No need for a central server. Who ever is hosting (sharing) the file keeps the whole file hash as well as as 1mb incremental hashes. These are stored just like the sha1 for HUGE. Then if I start a download fromyou I get that hash info. Now I can use it to search the gnet for the other parts, even if they are partial files, to swarm from.

What would be better is if a method were used where one could determine the component hashes by disassembling the full file hash. Then, only the full file hash would need to be sent when requesting a file.

I suppose that may be asking a bit much though.

just a bit ;-)

Yes, this would be great. But a downfall might be that AN actual set of data might be able to be calculated that would match such a hash and then it would be possible to create fake data with the same hash and screw up the dls on gnet.

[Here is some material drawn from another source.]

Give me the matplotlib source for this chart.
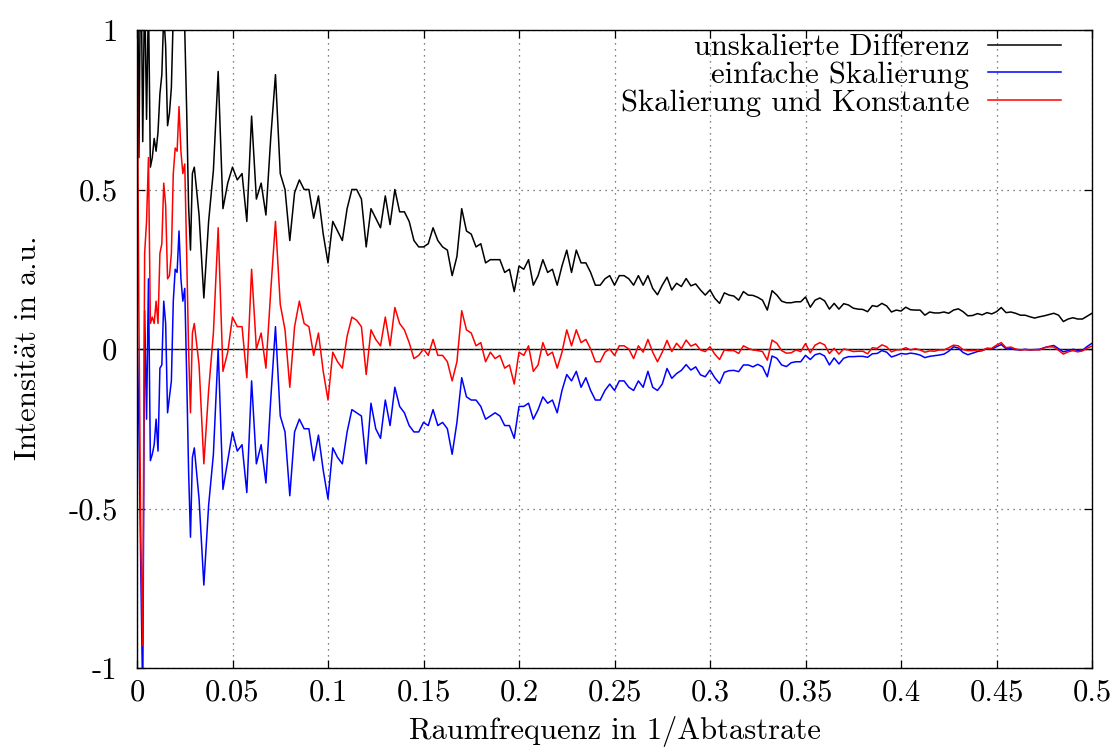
import numpy as np
import matplotlib
matplotlib.use("Agg")
import matplotlib.pyplot as plt

plt.rcParams['font.family'] = ['cmr10', 'DejaVu Serif']
plt.rcParams['mathtext.fontset'] = 'cm'
plt.rcParams['axes.unicode_minus'] = False

# spatial frequency samples: 0.001 steps up to 0.029, then 0.0025 steps up to 0.5
freq = np.concatenate([np.arange(30) * 0.001, 0.03 + np.arange(189) * 0.0025])

# --- unscaled difference ---------------------------------------------------
unscaled_fine = [1.55, 0.60, 1.30, 0.65, 1.15, 0.72, 1.10, 0.57, 0.60, 0.66,
                 0.62, 0.68, 0.80, 0.86, 1.05, 0.95, 0.70, 0.74, 0.82, 1.05,
                 1.12, 1.12, 1.25, 1.10, 1.05, 1.00, 0.75, 0.45, 0.31, 0.55]
unscaled = [
    0.57, 0.42, 0.16, 0.40, 0.56, 0.87, 0.44, 0.52, 0.57, 0.53,   # 0.030-
    0.55, 0.40, 0.73, 0.47, 0.52, 0.42, 0.66, 0.86, 0.55, 0.50,   # 0.055-
    0.34, 0.49, 0.53, 0.50, 0.50, 0.41, 0.48, 0.36, 0.27, 0.40,   # 0.080-
    0.37, 0.34, 0.44, 0.50, 0.50, 0.47, 0.32, 0.44, 0.41, 0.38,   # 0.105-
    0.48, 0.39, 0.50, 0.43, 0.43, 0.40, 0.34, 0.32, 0.32, 0.33,   # 0.130-
    0.38, 0.34, 0.32, 0.31, 0.23, 0.29, 0.44, 0.37, 0.36, 0.32,   # 0.155-
    0.33, 0.27, 0.28, 0.28, 0.28, 0.24, 0.25, 0.18, 0.26, 0.25,   # 0.180-
    0.28, 0.20, 0.23, 0.28, 0.24, 0.25, 0.20, 0.26, 0.31, 0.24,   # 0.205-
    0.31, 0.27, 0.27, 0.24, 0.20, 0.20, 0.22, 0.23, 0.20, 0.23,   # 0.230-
    0.23, 0.22, 0.20, 0.23, 0.20, 0.23, 0.19, 0.17, 0.20, 0.225,  # 0.255-
    0.185, 0.206, 0.196, 0.221, 0.198, 0.204, 0.185, 0.169, 0.185, 0.159,  # 0.280-
    0.143, 0.176, 0.169, 0.166, 0.153, 0.180, 0.169, 0.168, 0.162, 0.153,  # 0.305-
    0.122, 0.183, 0.169, 0.150, 0.145, 0.145, 0.148, 0.148, 0.163, 0.131,  # 0.330-
    0.153, 0.160, 0.151, 0.125, 0.143, 0.125, 0.142, 0.138, 0.128, 0.125,  # 0.355-
    0.124, 0.117, 0.136, 0.133, 0.143, 0.135, 0.116, 0.122, 0.119, 0.131,  # 0.380-
    0.123, 0.122, 0.122, 0.106, 0.116, 0.113, 0.113, 0.116, 0.112, 0.122,  # 0.405-
    0.126, 0.117, 0.104, 0.105, 0.111, 0.107, 0.114, 0.110, 0.117, 0.130,  # 0.430-
    0.114, 0.116, 0.112, 0.106, 0.106, 0.101, 0.097, 0.101, 0.104, 0.108,  # 0.455-
    0.112, 0.106, 0.086, 0.094, 0.098, 0.094, 0.094, 0.103, 0.112,         # 0.480-0.500
]

# --- simple scaling --------------------------------------------------------
simple_fine = [0.09, -0.25, -0.70, -1.10, 0.12, -0.22, 0.22, -0.35, -0.33, -0.30,
               -0.22, -0.32, -0.06, -0.05, 0.15, 0.08, -0.20, -0.15, -0.10, 0.15,
               0.25, 0.24, 0.37, 0.22, 0.15, 0.19, -0.08, -0.38, -0.59, -0.34]
simple = [
    -0.31, -0.47, -0.74, -0.49, -0.33, 0.00, -0.44, -0.35, -0.26, -0.32,   # 0.030-
    -0.30, -0.45, -0.10, -0.36, -0.30, -0.42, -0.16, 0.07, -0.21, -0.26,   # 0.055-
    -0.46, -0.26, -0.22, -0.25, -0.25, -0.35, -0.27, -0.38, -0.47, -0.31,  # 0.080-
    -0.34, -0.36, -0.26, -0.19, -0.20, -0.21, -0.36, -0.17, -0.25, -0.28,  # 0.105-
    -0.16, -0.24, -0.12, -0.18, -0.20, -0.24, -0.26, -0.26, -0.23, -0.24,  # 0.130-
    -0.19, -0.24, -0.23, -0.25, -0.33, -0.23, -0.09, -0.15, -0.16, -0.16,  # 0.155-
    -0.18, -0.22, -0.21, -0.20, -0.21, -0.24, -0.24, -0.28, -0.18, -0.18,  # 0.180-
    -0.17, -0.22, -0.19, -0.15, -0.17, -0.16, -0.20, -0.13, -0.08, -0.10,  # 0.205-
    -0.07, -0.12, -0.09, -0.13, -0.16, -0.16, -0.13, -0.11, -0.13, -0.10,  # 0.230-
    -0.10, -0.12, -0.13, -0.10, -0.12, -0.07, -0.12, -0.13, -0.11, -0.061,  # 0.255-
    -0.092, -0.077, -0.067, -0.049, -0.066, -0.056, -0.081, -0.087, -0.066, -0.090,  # 0.280-
    -0.108, -0.073, -0.068, -0.067, -0.071, -0.050, -0.050, -0.056, -0.048, -0.056,  # 0.305-
    -0.087, -0.022, -0.029, -0.050, -0.055, -0.043, -0.040, -0.040, -0.020, -0.033,  # 0.330-
    -0.018, -0.014, -0.022, -0.050, -0.028, -0.047, -0.029, -0.024, -0.024, -0.023,  # 0.355-
    -0.023, -0.026, -0.015, -0.014, -0.005, -0.010, -0.025, -0.020, -0.014, -0.016,  # 0.380-
    -0.013, -0.015, -0.019, -0.027, -0.023, -0.021, -0.019, -0.016, -0.007, 0.007,   # 0.405-
    0.003, -0.011, -0.018, -0.013, -0.008, -0.005, 0.002, 0.000, 0.007, 0.014,       # 0.430-
    0.001, 0.001, -0.002, -0.003, -0.001, -0.003, -0.002, -0.001, 0.004, 0.008,      # 0.455-
    0.011, 0.001, -0.009, -0.005, -0.001, -0.004, -0.004, 0.008, 0.018,              # 0.480-0.500
]

# --- scaling with constant -------------------------------------------------
const_fine = [1.05, 0.10, -0.60, -0.93, 0.30, 0.40, 0.60, 0.08, 0.10, 0.08,
              0.15, 0.08, 0.30, 0.33, 0.52, 0.45, 0.22, 0.23, 0.30, 0.55,
              0.63, 0.62, 0.76, 0.62, 0.55, 0.58, 0.30, 0.00, -0.20, 0.05]
const = [
    0.08, -0.05, -0.36, -0.13, 0.05, 0.38, -0.07, -0.01, 0.10, 0.07,     # 0.030-
    0.07, -0.09, 0.25, 0.00, 0.05, -0.06, 0.18, 0.40, 0.14, 0.06,        # 0.055-
    -0.12, 0.07, 0.15, 0.08, 0.07, -0.02, 0.05, -0.07, -0.16, -0.01,     # 0.080-
    -0.04, -0.06, 0.04, 0.10, 0.09, 0.07, -0.08, 0.06, 0.03, 0.01,       # 0.105-
    0.10, 0.01, 0.13, 0.08, 0.06, 0.02, -0.03, -0.02, 0.00, -0.02,       # 0.130-
    0.03, -0.02, -0.02, -0.04, -0.10, -0.04, 0.12, 0.06, 0.05, 0.01,     # 0.155-
    0.02, -0.04, -0.01, -0.03, -0.02, -0.06, -0.05, -0.11, -0.01, -0.02, # 0.180-
    0.01, -0.07, -0.05, 0.02, -0.02, -0.01, -0.06, -0.01, 0.06, 0.01,    # 0.205-
    0.06, 0.02, 0.03, 0.00, -0.04, -0.04, -0.01, 0.00, -0.02, 0.01,      # 0.230-
    0.01, 0.00, -0.03, 0.01, -0.01, 0.03, -0.01, -0.04, -0.01, 0.027,    # 0.255-
    -0.008, 0.018, 0.001, 0.028, 0.009, 0.016, -0.003, -0.008, 0.007, -0.016,   # 0.280-
    -0.033, -0.003, -0.005, -0.005, -0.014, 0.010, 0.002, -0.003, -0.005, -0.008,  # 0.305-
    -0.035, 0.028, 0.018, -0.005, -0.013, -0.012, -0.003, -0.008, 0.017, -0.012,  # 0.330-
    0.012, 0.020, 0.013, -0.014, 0.002, -0.016, 0.000, -0.003, -0.008, -0.007,    # 0.355-
    -0.007, -0.015, 0.004, 0.002, 0.013, 0.007, -0.009, -0.003, -0.002, 0.004,    # 0.380-
    -0.003, 0.001, -0.003, -0.010, -0.006, -0.007, -0.003, -0.003, 0.004, 0.012,  # 0.405-
    0.010, -0.002, -0.005, -0.005, -0.003, -0.005, 0.002, 0.002, 0.012, 0.020,    # 0.430-
    0.004, 0.006, 0.000, -0.003, -0.002, -0.003, -0.002, -0.003, 0.004, 0.007,    # 0.455-
    0.006, -0.004, -0.016, -0.009, -0.005, -0.009, -0.006, 0.003, 0.009,          # 0.480-0.500
]

series = [
    ("unskalierte Differenz", unscaled_fine + unscaled, "#000000"),
    ("einfache Skalierung", simple_fine + simple, "#0000ff"),
    ("Skalierung und Konstante", const_fine + const, "#ff0000"),
]

xticks = [0, 0.05, 0.1, 0.15, 0.2, 0.25, 0.3, 0.35, 0.4, 0.45, 0.5]
xtick_labels = ["0", "0.05", "0.1", "0.15", "0.2", "0.25", "0.3", "0.35", "0.4", "0.45", "0.5"]
yticks = [-1, -0.5, 0, 0.5, 1]
ytick_labels = ["-1", "-0.5", "0", "0.5", "1"]

W, H = 1119, 747
fig = plt.figure(figsize=(W / 100, H / 100), dpi=100)
ax = fig.add_axes([137 / W, 1 - 668 / H, (1092 - 137) / W, (668 - 30) / H])

ax.axhline(0, color="black", linewidth=1.0, zorder=1.5)
for label, values, color in series:
    ax.plot(freq, np.asarray(values), color=color, linewidth=1.1, label=label, zorder=2)

ax.set_xlim(0, 0.5)
ax.set_ylim(-1, 1)
ax.set_xticks(xticks)
ax.set_xticklabels(xtick_labels)
ax.set_yticks(yticks)
ax.set_yticklabels(ytick_labels)
ax.tick_params(direction="in", length=6, width=0.9, top=True, right=True,
               labelsize=22)
ax.tick_params(axis="x", pad=8)
ax.tick_params(axis="y", pad=14)
ax.grid(True, color="#555555", linestyle=(0, (1, 3.8)), linewidth=0.9)
for sp in ax.spines.values():
    sp.set_linewidth(1.0)

ax.set_xlabel("Raumfrequenz in 1/Abtastrate", fontsize=22, labelpad=7)
ax.set_ylabel(r"Intensit$\ddot{\mathrm{a}}$t in a.u.", fontsize=22, labelpad=19)

leg = ax.legend(loc="upper right", bbox_to_anchor=(1061 / W, 1 - 34 / H),
                bbox_transform=fig.transFigure, frameon=False, markerfirst=False,
                fontsize=22, handlelength=2.4, handletextpad=0.6,
                labelspacing=0.0, borderpad=0, borderaxespad=0)

fig.savefig("out.png", dpi=100)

It's another way of doing it, but I didn't mention it because basically it's not.

You just make the hash for the whole file the concatenation of the hashes for the parts.

It means that either you select parts as being pretty big compared with the size of the whole file, or you end up with a long hash.

Nos

improvement of my idea

After talking with gordon from Bitzi I think tree hashes are overkill. Instead you could simply hash ranges of the file with sha1. This could be done in 1mb chunks. So basically all files would be hashed 2x. Once for a full file hash, and once where a hash is generated for each 1mb portion of the file starting from the begining. Since the the file will not be an exact multiple of 1mb the last hash may be of a segment shorter than 1mb.

I dont have any basis for choosing 1 mb of course. A bit of trial and error would be needed to optimize the system. Anything larger than 1mb, say 5mb or 10mb would be good for large files but would not provide the benefit, esp meta data benefits, for small files such as mp3s.

Does anyone know more about meta data, is it always stored at the end of files, even for videos ect?